> [Do this]
Make an exact copy of the lines, leaving the pictures out.

> [Data extract]
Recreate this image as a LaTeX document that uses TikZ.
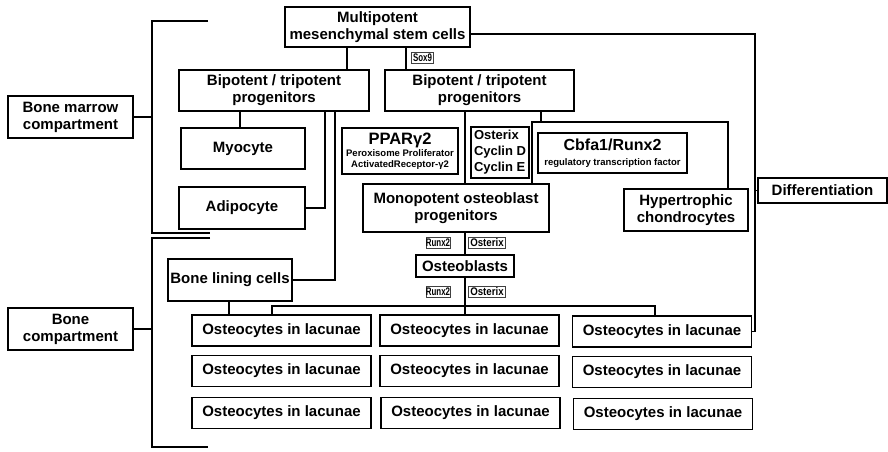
\documentclass[tikz,border=0pt]{standalone}
\usepackage{fontspec}
\setmainfont{Liberation Sans}
\newfontfamily\tagfont{Liberation Sans}[FakeStretch=0.72, UprightFont=* Bold]
\newfontfamily\tagwfont{Liberation Sans}[FakeStretch=0.88, UprightFont=* Bold]
\begin{document}
\begin{tikzpicture}[x=1pt,y=-1pt,
  box/.style={draw, line width=1.6pt, inner sep=0pt, align=center, font=\bfseries\fontsize{15}{17}\selectfont},
  smallbox/.style={box, font=\bfseries\fontsize{9.5}{11}\selectfont},
  ocy/.style={box, minimum width=179pt, minimum height=31pt},
  tag/.style={draw=black!75, line width=0.8pt, inner sep=0pt, font=\tagfont\fontsize{11}{11}\selectfont},
  tagw/.style={tag, font=\tagwfont\fontsize{11}{11}\selectfont},
  ln/.style={line width=1.6pt}]
\useasboundingbox (0,0) rectangle (888,451);
% boxes
\node[box, minimum width=185pt, minimum height=40pt] (msc) at (377.5,27) {Multipotent\\mesenchymal stem cells};
\node[box, minimum width=190pt, minimum height=41pt] (bpl) at (274,90.5) {Bipotent / tripotent\\progenitors};
\node[box, minimum width=189pt, minimum height=41pt] (bpr) at (479.5,90.5) {Bipotent / tripotent\\progenitors};
\node[box, minimum width=124pt, minimum height=41pt] (myo) at (243,148.5) {Myocyte};
\node[box, minimum width=126pt, minimum height=42pt] (adi) at (242,208) {Adipocyte};
\node[smallbox, minimum width=116pt, minimum height=46pt] (ppar) at (400,151) {\fontsize{16.5}{13}\selectfont PPARγ2\\[1.5pt]Peroxisome Proliferator\\ActivatedReceptor-γ2};
\node[box, minimum width=58pt, minimum height=51pt, align=left, font=\bfseries\fontsize{13}{16}\selectfont] (ost) at (500,152.5) {Osterix\\Cyclin D\\Cyclin E};
\node[smallbox, minimum width=149pt, minimum height=40pt, font=\bfseries\fontsize{9.5}{15}\selectfont] (cbfa) at (612.5,153) {\fontsize{16}{15}\selectfont Cbfa1/Runx2\\regulatory transcription factor};
\node[box, minimum width=186pt, minimum height=48pt] (mono) at (456,208) {Monopotent osteoblast\\progenitors};
\node[box, minimum width=124pt, minimum height=42pt] (hyp) at (686,210) {Hypertrophic\\chondrocytes};
\node[box, minimum width=129pt, minimum height=25pt] (diff) at (822.5,190.5) {Differentiation};
\node[box, minimum width=125pt, minimum height=42pt] (bmc) at (70.5,117) {Bone marrow\\compartment};
\node[box, minimum width=125pt, minimum height=42pt] (bc) at (70.5,329) {Bone\\compartment};
\node[box, minimum width=124pt, minimum height=42pt] (blc) at (230,280) {Bone lining cells};
\node[box, minimum width=98pt, minimum height=22pt] (obl) at (465,266) {Osteoblasts};
% osteocytes
\node[ocy] (o11) at (281.5,330.5) {Osteocytes in lacunae};
\node[ocy] (o12) at (469.5,330.5) {Osteocytes in lacunae};
\node[ocy] (o13) at (662,331.5) {Osteocytes in lacunae};
\node[ocy] (o21) at (281.5,371) {Osteocytes in lacunae};
\node[ocy] (o22) at (469.5,371) {Osteocytes in lacunae};
\node[ocy] (o23) at (662,372) {Osteocytes in lacunae};
\node[ocy] (o31) at (281.5,413) {Osteocytes in lacunae};
\node[ocy] (o32) at (470.5,413) {Osteocytes in lacunae};
\node[ocy] (o33) at (663,414) {Osteocytes in lacunae};
% tags
\node[tag, minimum width=22pt, minimum height=11pt] (sox) at (422.5,58) {Sox9};
\node[tag, minimum width=24pt, minimum height=11pt] (r1) at (438,243) {Runx2};
\node[tagw, minimum width=37pt, minimum height=11pt] (x1) at (487,243) {Osterix};
\node[tag, minimum width=24pt, minimum height=11pt] (r2) at (438,292) {Runx2};
\node[tagw, minimum width=37pt, minimum height=11pt] (x2) at (487,292) {Osterix};
% brackets
\coordinate (bt1) at (208,21);
\coordinate (bb1) at (210,233);
\coordinate (bt2) at (210,238);
\coordinate (bb2) at (208,447);
\draw[ln] (bt1) -- (152,21) -- (152,233) -- (bb1);
\draw[ln] (bt2) -- (152,238) -- (152,447) -- (bb2);
\draw[ln] (bmc.east) -- (152,0 |- bmc.east);
\draw[ln] (bc.east) -- (152,0 |- bc.east);
% connectors
\draw[ln] (347,0 |- msc.south) -- (347,0 |- bpl.north);
\draw[ln] (406,0 |- msc.south) -- (406,0 |- bpr.north);
\draw[ln] (msc.east |- 0,34) -| (755,0 |- o13.east) -- (o13.east);
\draw[ln] (755,0 |- diff.west) -- (diff.west);
\draw[ln] (240,0 |- bpl.south) -- (240,0 |- myo.north);
\draw[ln] (325,0 |- bpl.south) |- (adi.east);
\draw[ln] (335,0 |- bpl.south) |- (blc.east);
\draw[ln] (541,0 |- bpr.south) -- (541,122);
\draw[ln] (532,0 |- mono.north) |- (728,122) -- (728,0 |- hyp.north);
\draw[ln] (465,0 |- bpr.south) -- (465,0 |- mono.north);
\draw[ln] (465,0 |- mono.south) -- (obl.north);
\draw[ln] (obl.south) -- (465,0 |- o12.north);
\draw[ln] (272,0 |- o11.north) |- (655,306) -- (655,0 |- o13.north);
\draw[ln] (229,0 |- blc.south) -- (229,0 |- o11.north);
\end{tikzpicture}
\end{document}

> [Finished task]
Recreate this image as a LaTeX document that uses TikZ.
\documentclass[tikz,border=0pt]{standalone}
\usepackage{fontspec}
\setmainfont{Liberation Sans}
\newfontfamily\tagfont{Liberation Sans}[FakeStretch=0.72, UprightFont=* Bold]
\newfontfamily\tagwfont{Liberation Sans}[FakeStretch=0.88, UprightFont=* Bold]
\begin{document}
\begin{tikzpicture}[x=1pt,y=-1pt,
  box/.style={draw, line width=1.6pt, inner sep=0pt, align=center, font=\bfseries\fontsize{15}{17}\selectfont},
  smallbox/.style={box, font=\bfseries\fontsize{9.5}{11}\selectfont},
  ocy/.style={box, minimum width=179pt, minimum height=31pt},
  tag/.style={draw=black!75, line width=0.8pt, inner sep=0pt, font=\tagfont\fontsize{11}{11}\selectfont},
  tagw/.style={tag, font=\tagwfont\fontsize{11}{11}\selectfont},
  ln/.style={line width=1.6pt}]
\useasboundingbox (0,0) rectangle (888,451);
% boxes
\node[box, minimum width=185pt, minimum height=40pt] (msc) at (377.5,27) {Multipotent\\mesenchymal stem cells};
\node[box, minimum width=190pt, minimum height=41pt] (bpl) at (274,90.5) {Bipotent / tripotent\\progenitors};
\node[box, minimum width=189pt, minimum height=41pt] (bpr) at (479.5,90.5) {Bipotent / tripotent\\progenitors};
\node[box, minimum width=124pt, minimum height=41pt] (myo) at (243,148.5) {Myocyte};
\node[box, minimum width=126pt, minimum height=42pt] (adi) at (242,208) {Adipocyte};
\node[smallbox, minimum width=116pt, minimum height=46pt] (ppar) at (400,151) {\fontsize{16.5}{13}\selectfont PPARγ2\\[1.5pt]Peroxisome Proliferator\\ActivatedReceptor-γ2};
\node[box, minimum width=58pt, minimum height=51pt, align=left, font=\bfseries\fontsize{13}{16}\selectfont] (ost) at (500,152.5) {Osterix\\Cyclin D\\Cyclin E};
\node[smallbox, minimum width=149pt, minimum height=40pt, font=\bfseries\fontsize{9.5}{15}\selectfont] (cbfa) at (612.5,153) {\fontsize{16}{15}\selectfont Cbfa1/Runx2\\regulatory transcription factor};
\node[box, minimum width=186pt, minimum height=48pt] (mono) at (456,208) {Monopotent osteoblast\\progenitors};
\node[box, minimum width=124pt, minimum height=42pt] (hyp) at (686,210) {Hypertrophic\\chondrocytes};
\node[box, minimum width=129pt, minimum height=25pt] (diff) at (822.5,190.5) {Differentiation};
\node[box, minimum width=125pt, minimum height=42pt] (bmc) at (70.5,117) {Bone marrow\\compartment};
\node[box, minimum width=125pt, minimum height=42pt] (bc) at (70.5,329) {Bone\\compartment};
\node[box, minimum width=124pt, minimum height=42pt] (blc) at (230,280) {Bone lining cells};
\node[box, minimum width=98pt, minimum height=22pt] (obl) at (465,266) {Osteoblasts};
% osteocytes
\node[ocy] (o11) at (281.5,330.5) {Osteocytes in lacunae};
\node[ocy] (o12) at (469.5,330.5) {Osteocytes in lacunae};
\node[ocy] (o13) at (662,331.5) {Osteocytes in lacunae};
\node[ocy] (o21) at (281.5,371) {Osteocytes in lacunae};
\node[ocy] (o22) at (469.5,371) {Osteocytes in lacunae};
\node[ocy] (o23) at (662,372) {Osteocytes in lacunae};
\node[ocy] (o31) at (281.5,413) {Osteocytes in lacunae};
\node[ocy] (o32) at (470.5,413) {Osteocytes in lacunae};
\node[ocy] (o33) at (663,414) {Osteocytes in lacunae};
% tags
\node[tag, minimum width=22pt, minimum height=11pt] (sox) at (422.5,58) {Sox9};
\node[tag, minimum width=24pt, minimum height=11pt] (r1) at (438,243) {Runx2};
\node[tagw, minimum width=37pt, minimum height=11pt] (x1) at (487,243) {Osterix};
\node[tag, minimum width=24pt, minimum height=11pt] (r2) at (438,292) {Runx2};
\node[tagw, minimum width=37pt, minimum height=11pt] (x2) at (487,292) {Osterix};
% brackets
\coordinate (bt1) at (208,21);
\coordinate (bb1) at (210,233);
\coordinate (bt2) at (210,238);
\coordinate (bb2) at (208,447);
\draw[ln] (bt1) -- (152,21) -- (152,233) -- (bb1);
\draw[ln] (bt2) -- (152,238) -- (152,447) -- (bb2);
\draw[ln] (bmc.east) -- (152,0 |- bmc.east);
\draw[ln] (bc.east) -- (152,0 |- bc.east);
% connectors
\draw[ln] (347,0 |- msc.south) -- (347,0 |- bpl.north);
\draw[ln] (406,0 |- msc.south) -- (406,0 |- bpr.north);
\draw[ln] (msc.east |- 0,34) -| (755,0 |- o13.east) -- (o13.east);
\draw[ln] (755,0 |- diff.west) -- (diff.west);
\draw[ln] (240,0 |- bpl.south) -- (240,0 |- myo.north);
\draw[ln] (325,0 |- bpl.south) |- (adi.east);
\draw[ln] (335,0 |- bpl.south) |- (blc.east);
\draw[ln] (541,0 |- bpr.south) -- (541,122);
\draw[ln] (532,0 |- mono.north) |- (728,122) -- (728,0 |- hyp.north);
\draw[ln] (465,0 |- bpr.south) -- (465,0 |- mono.north);
\draw[ln] (465,0 |- mono.south) -- (obl.north);
\draw[ln] (obl.south) -- (465,0 |- o12.north);
\draw[ln] (272,0 |- o11.north) |- (655,306) -- (655,0 |- o13.north);
\draw[ln] (229,0 |- blc.south) -- (229,0 |- o11.north);
\end{tikzpicture}
\end{document}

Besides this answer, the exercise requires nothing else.